Por otro lado, la voluntariedad del voto asigna correctamente los incentivos en el juego de la política. Aunque los votantes pueden cambiar sus preferencias, el voto obligatorio produce, desde el punto de vista general del sistema (anti)democrático, una suerte de “mercado cautivo electoral”, quitándoles responsabilidades a quienes se dedican a la política. Si el voto es voluntario, para los partidos es requisito sine qua non aceptar la responsabilidad de proponer ideas que estimulen la votación. Algo que es impensable para todos los partidos porque no saben cómo hacerlo, porque están desprestigiados y la ciudadanía ya no cree en ellos.
Algunos juristas con consciencia proponen que Chile debería avanzar en dos pasos que se deben dar en secuencia inmediata: a) configurar un razonable mecanismo de inscripción automática; y b) consagrar el voto como un derecho, de ejercicio voluntario.

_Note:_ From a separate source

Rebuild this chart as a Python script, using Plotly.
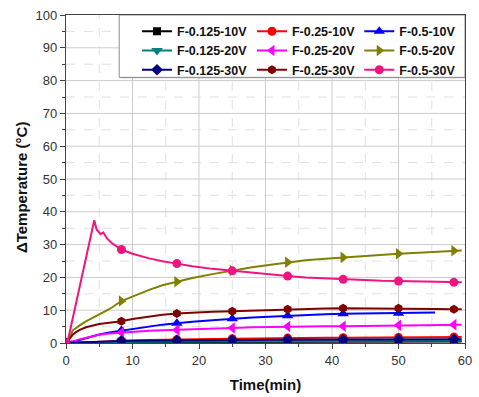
import plotly.graph_objects as go

# ---------------- data ----------------
time = [0, 0.5, 1, 1.5, 2, 3, 4, 5, 6.5, 8.33, 10, 12.5, 14.5, 16.67, 19, 22, 25, 28,
        30.5, 33.33, 36, 39, 41.67, 45, 47.5, 50, 53, 55.5, 58.33, 59.5]
time_pink = [0, 0.2, 4.25, 4.6, 5.2, 5.6, 6.2, 7.0, 8.33, 10, 12.5, 14.5, 16.67, 19, 22, 25, 28,
             30.5, 33.33, 36, 39, 41.67, 45, 47.5, 50, 53, 55.5, 58.33, 59.5]
marker_times = [0, 8.33, 16.67, 25, 33.33, 41.67, 50, 58.33]

f0125_10V = [0, 0.02, 0.05, 0.07, 0.1, 0.12, 0.15, 0.17, 0.2, 0.22, 0.24, 0.27, 0.29, 0.3, 0.32,
             0.34, 0.36, 0.38, 0.39, 0.4, 0.41, 0.42, 0.43, 0.44, 0.45, 0.45, 0.46, 0.47, 0.48, 0.48]
f025_10V = [0, 0.05, 0.1, 0.15, 0.2, 0.3, 0.4, 0.5, 0.6, 0.7, 0.8, 0.9, 1.0, 1.05, 1.1, 1.2, 1.3,
            1.4, 1.45, 1.5, 1.55, 1.6, 1.6, 1.65, 1.7, 1.7, 1.7, 1.75, 1.8, 1.8]
f05_10V = [0, 0.1, 0.3, 0.6, 0.9, 1.5, 2.1, 2.6, 3.2, 3.8, 4.3, 5.1, 5.6, 6.0, 6.5, 6.9, 7.4,
           7.8, 8.0, 8.3, 8.6, 8.8, 8.9, 9.0, 9.1, 9.1, 9.2, 9.3, None, None]
f0125_20V = [0, 0.03, 0.07, 0.1, 0.14, 0.18, 0.22, 0.26, 0.3, 0.34, 0.37, 0.4, 0.43, 0.45, 0.47,
             0.5, 0.52, 0.54, 0.56, 0.58, 0.6, 0.61, 0.62, 0.63, 0.64, 0.65, 0.66, 0.67, 0.68, 0.68]
f025_20V = [0, 0.2, 0.5, 0.8, 1.1, 1.6, 2.1, 2.5, 2.9, 3.2, 3.4, 3.7, 3.9, 4.0, 4.2, 4.4, 4.6,
            4.8, 4.9, 5.0, 5.1, 5.1, 5.1, 5.2, 5.3, 5.4, 5.5, 5.5, 5.6, 5.6]
f05_20V = [0, 1.5, 3.8, 4.6, 5.3, 6.6, 7.7, 8.7, 10.3, 12.8, 14.2, 16.2, 17.6, 18.7, 19.8, 21.0,
           22.1, 23.1, 23.8, 24.6, 25.2, 25.7, 26.1, 26.6, 26.9, 27.2, 27.5, 27.8, 28.1, 28.2]
f0125_30V = [0, 0.05, 0.1, 0.15, 0.2, 0.3, 0.38, 0.45, 0.52, 0.6, 0.65, 0.72, 0.77, 0.8, 0.84,
             0.88, 0.9, 0.94, 0.97, 1.0, 1.02, 1.05, 1.07, 1.09, 1.1, 1.1, 1.12, 1.14, 1.15, 1.15]
f025_30V = [0, 1.2, 2.5, 3.3, 3.9, 4.8, 5.4, 5.8, 6.2, 6.6, 7.3, 8.1, 8.6, 9.0, 9.3, 9.5, 9.7,
            9.9, 10.1, 10.3, 10.4, 10.5, 10.6, 10.6, 10.6, 10.6, 10.5, 10.4, 10.3, 10.3]
f05_30V = [0, 0, 37.4, 34.6, 33.2, 33.7, 31.8, 30.3, 28.5, 27.2, 25.8, 24.9, 24.2, 23.4, 22.6,
           22.0, 21.3, 20.8, 20.4, 20.0, 19.7, 19.4, 19.2, 19.0, 18.9, 18.7, 18.6, 18.5, 18.5]

x_ticks = [0, 10, 20, 30, 40, 50, 60]
y_ticks = [0, 10, 20, 30, 40, 50, 60, 70, 80, 90, 100]

series = [
    # name, t, y, color, symbol, size, legend
    ("F-0.125-10V", time, f0125_10V, "#000000", "square", 8, "legend"),
    ("F-0.25-10V", time, f025_10V, "#FF0000", "circle", 9, "legend2"),
    ("F-0.5-10V", time, f05_10V, "#0000FF", "triangle-up", 10, "legend3"),
    ("F-0.125-20V", time, f0125_20V, "#008080", "triangle-down", 10, "legend"),
    ("F-0.25-20V", time, f025_20V, "#FF00FF", "triangle-left", 10, "legend2"),
    ("F-0.5-20V", time, f05_20V, "#808000", "triangle-right", 10, "legend3"),
    ("F-0.125-30V", time, f0125_30V, "#000080", "diamond", 9, "legend"),
    ("F-0.25-30V", time, f025_30V, "#800000", "hexagon", 9, "legend2"),
    ("F-0.5-30V", time_pink, f05_30V, "#F0147F", "circle", 9, "legend3"),
]

FONT = "Liberation Sans, Arial, sans-serif"
fig = go.Figure()

# grid (major solid at ticks, minor dashed halfway between)
for a, b in zip(x_ticks[:-1], x_ticks[1:]):
    fig.add_shape(type="line", xref="x", yref="paper", x0=(a + b) / 2, x1=(a + b) / 2, y0=0, y1=1,
                  line=dict(color="#e0e0e0", width=1, dash="dash"), layer="below")
for a, b in zip(y_ticks[:-1], y_ticks[1:]):
    fig.add_shape(type="line", xref="paper", yref="y", y0=(a + b) / 2, y1=(a + b) / 2, x0=0, x1=1,
                  line=dict(color="#e0e0e0", width=1, dash="dash"), layer="below")
for v in x_ticks[1:-1]:
    fig.add_shape(type="line", xref="x", yref="paper", x0=v, x1=v, y0=0, y1=1,
                  line=dict(color="#cccccc", width=1), layer="below")
for v in y_ticks[1:-1]:
    fig.add_shape(type="line", xref="paper", yref="y", y0=v, y1=v, x0=0, x1=1,
                  line=dict(color="#cccccc", width=1), layer="below")

for name, t, y, color, sym, size, lg in series:
    fig.add_trace(go.Scatter(x=t, y=y, mode="lines", line=dict(color=color, width=2),
                             showlegend=False, hoverinfo="skip"))
    lookup = dict(zip(t, y))
    mt = [m for m in marker_times if lookup.get(m) is not None]
    my = [lookup[m] for m in mt]
    fig.add_trace(go.Scatter(x=mt, y=my, mode="markers",
                             marker=dict(color=color, symbol=sym, size=size, line=dict(width=0)),
                             showlegend=False, hoverinfo="skip"))

# legend entries (three columns)
order = [0, 3, 6, 1, 4, 7, 2, 5, 8]
for i in order:
    name, t, y, color, sym, size, lg = series[i]
    fig.add_trace(go.Scatter(x=[None], y=[None], mode="lines+markers", name=name, legend=lg,
                             line=dict(color=color, width=2),
                             marker=dict(color=color, symbol=sym, size=size, line=dict(width=0))))

# legend box (with slight shadow)
fig.add_shape(type="rect", xref="x", yref="y", x0=8.2, x1=60.2, y0=80.7, y1=99.7,
              line=dict(width=0), fillcolor="#a8a8a8", opacity=1, layer="above")
fig.add_shape(type="rect", xref="x", yref="y", x0=8.0, x1=60, y0=81, y1=100,
              line=dict(color="#8c8c8c", width=1), fillcolor="#ffffff", opacity=1,
              layer="above")

leg_common = dict(bgcolor="rgba(0,0,0,0)", borderwidth=0, orientation="v",
                  font=dict(family=FONT, size=12.5, color="#111111", weight="bold"),
                  yanchor="top", xanchor="left", y=0.995, itemwidth=30, tracegroupgap=0)
fig.update_layout(
    legend=dict(x=0.178, **leg_common),
    legend2=dict(x=0.466, **leg_common),
    legend3=dict(x=0.735, **leg_common),
)

axis_common = dict(showline=True, linecolor="#444444", linewidth=1.3, mirror=True,
                   showgrid=False, zeroline=False,
                   tickfont=dict(family=FONT, size=13, color="#333333"),
                   ticklen=5, tickwidth=1, tickcolor="#444444", ticks="outside",
                   tickmode="linear", tick0=0, dtick=10)
minor_common = dict(dtick=5, tick0=0, ticks="outside", ticklen=3, tickcolor="#444444",
                    showgrid=False)

fig.update_xaxes(range=[x_ticks[0], x_ticks[-1]], minor=minor_common,
                 title=dict(text="Time(min)", font=dict(family=FONT, size=15, color="#111111",
                                                         weight="bold"), standoff=12),
                 **axis_common)
fig.update_yaxes(range=[y_ticks[0], y_ticks[-1]], minor=minor_common, **axis_common)

# y-axis title
fig.add_annotation(text="ΔTemperature (°C)", xref="paper", yref="paper", x=-0.113, y=0.475,
                   xanchor="center", yanchor="middle", textangle=-90, showarrow=False,
                   font=dict(family=FONT, size=15, color="#111111", weight="bold"))

fig.update_layout(width=479, height=397, margin=dict(l=66, r=7, t=15, b=50),
                  paper_bgcolor="white", plot_bgcolor="white", showlegend=True)

fig.write_html("out.html")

Pero los parlamentarios que han decidido restablecer el voto obligatorio, han olvidado que desde octubre 2019 quedan también instaladas las demandas de inclusión (dignidad) y de reconocimientos identitarios y nacen un conjunto de liderazgos y colectivos que politizan, de la mejor manera para nuestro Chile, esas demandas al punto de convertirlas en agenda.
Ni las instituciones, desgastadas por cansancio y por impugnación ni las leyes ni el sistema político han podido encausar el estallido que ingresó sus demandas y liderazgos a la institucionalidad. Su lucha, fuerza de impugnación, sus acciones y sus discursos se hicieron presentes en la elección como repudio a los partidos tradicionales y con plena representación en la Convención Constituyente que, espero la transformen en Asamblea Constituyente, será la encargada de cambiar el voto obligatorio, para el desconsuelo de los partidos tradicionales.
Donde la mala política y las sordas instituciones no han funcionado, la sociedad organizada lo hizo.